Following on from a brief mention of food preparation, a word on Jordainian toilets, something you learn as you go. On the Tall you have three options. On top where we are digging the tank trench dug by the military back in 1967 within sight of the Royal Winter Palace, plus the chance of wandering Bedouins going past and teenage boys carrying goofahs not to mention the rocks with the chance of critters is it. On the lower Tall there are the banana plantations that do offer acceptable privacy, but a greater chance of scorpions and vipers. Or its the walk back to the Mosque to use the One-O-One (101). This is a squat toilet. A place for one foot and another place for the other, and the 0 doesn't need any more explaination. The 101 is actually a long drop with a neat contraption that opens and closes with the weight of deposits, if you get the drift. The cultural complications. Supply your own toilet paper and after using it put it in the waste paper basket provided to be burnt at the end of the day.

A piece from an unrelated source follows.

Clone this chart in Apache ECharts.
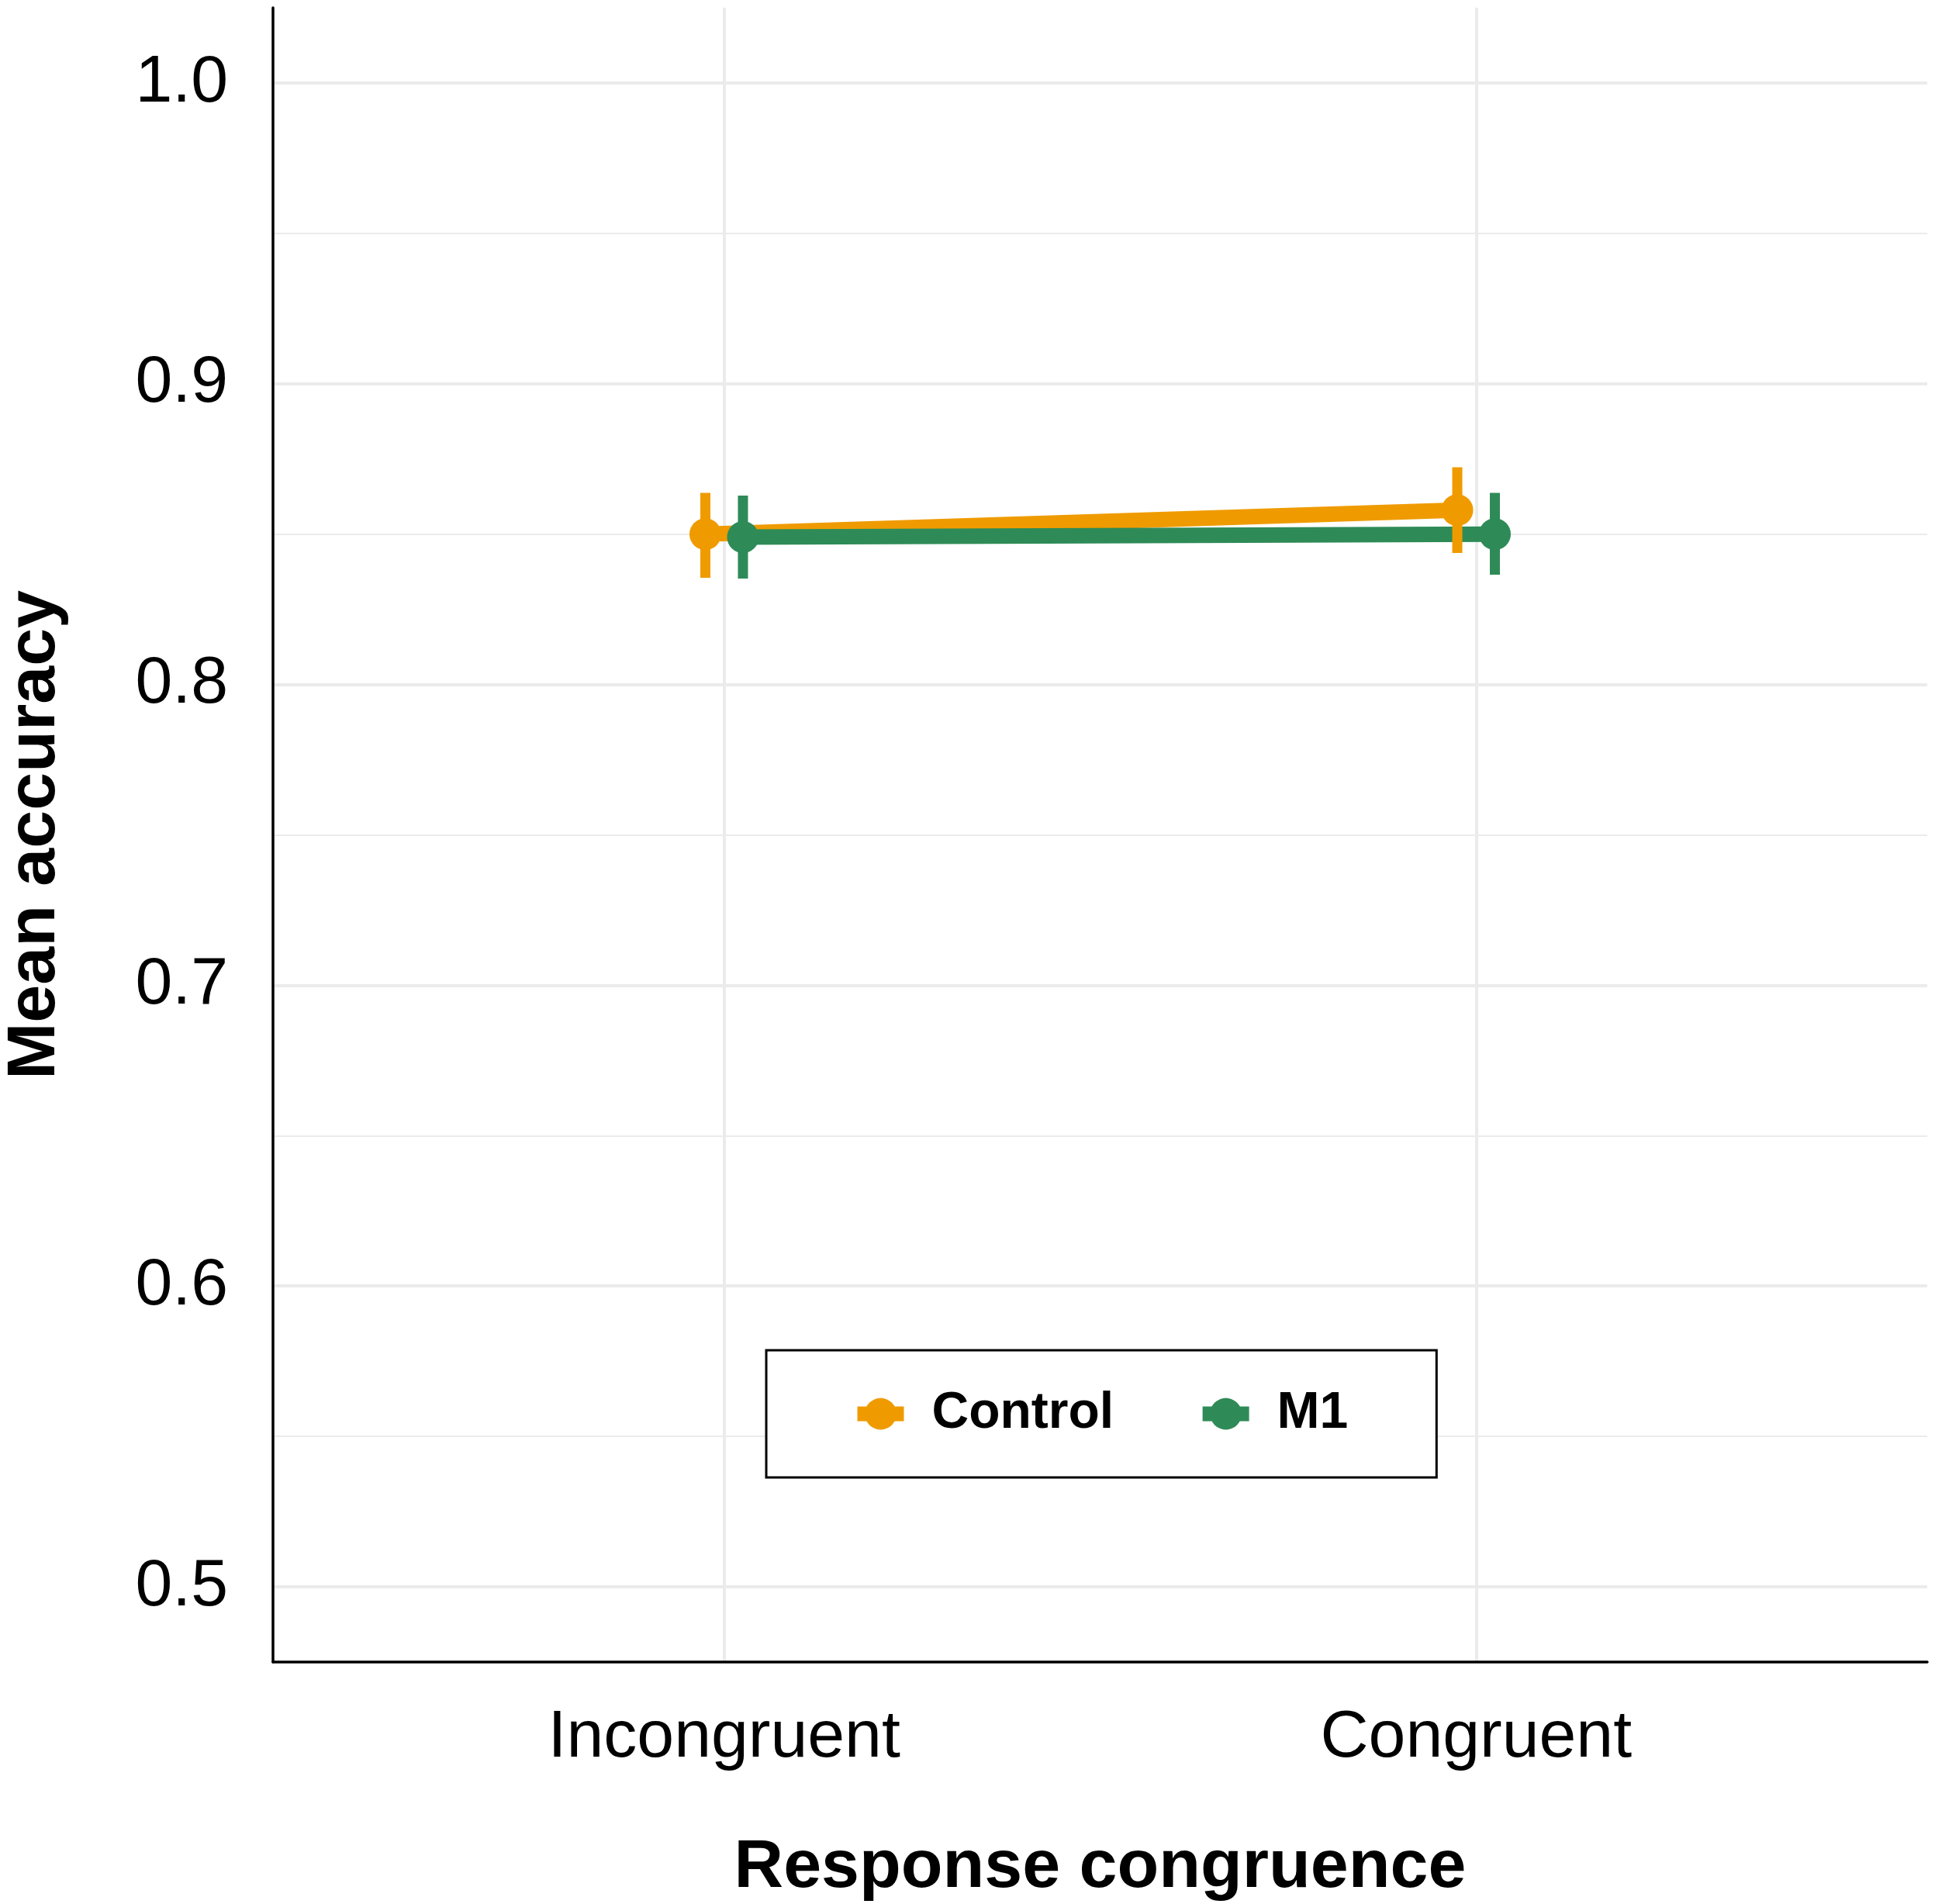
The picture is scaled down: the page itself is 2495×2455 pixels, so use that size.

The toilet at the hotel is modern and western. When you go to toilets in the city it is always provide your own toilet paper, and even though they are always flush toilets, depending on where it is and how efficient the sewerage system is, its either flush the paper or put it in the bin, or take it home I suppose. At one place we went to it was a unisex toilet with cubicles that you paid 1JD to use, and the lady attendant handed you some toilet paper if you indicated you needed some, which you could flush, and then a paper towel if you washed your hands, which as always is advisible.

Helen is now busy most of the day down with pottery washing and sorting which is good because she's in the shade and its not so hot. She is entertained by our host on the land Abu-Ahmed who is in his 70's. He has four wives one of whom had 15 children, 12 of whom survived. He's a bit of a character. He brings along a teapot of black tea that is very sweet with some herb in it to keep Helen's team well watered. Meanwhile up on the Tall it was very dusty and the hottest day yet, getting mid 20's now. The dig is going well. The cobble floor I uncovered yesterday now might be a street or walkway between buildings. As more features are uncovered the story changes and it will probably go back to being a floor again tomorrow. We spent the day going down another 15cm around the significant features to see if we can find what's underneath before we destroy them. All to do with layering and context.

The big news in Jordan is the negotiations for their airforce pilot captured by ISIS, plus the killing of the Japanese. An attack on Thursday that killed 30 Egyptian soldiers in Sinai is also topical because the attack happened not far from the Jordanian border, which Petra is quite close to, and we are going there on Friday.

We are both fit and well, and enjoying the rich experience that Jordan provides. Helen even commented that she was beginning to feel she is on holiday. I would choose to do other things on my holidays.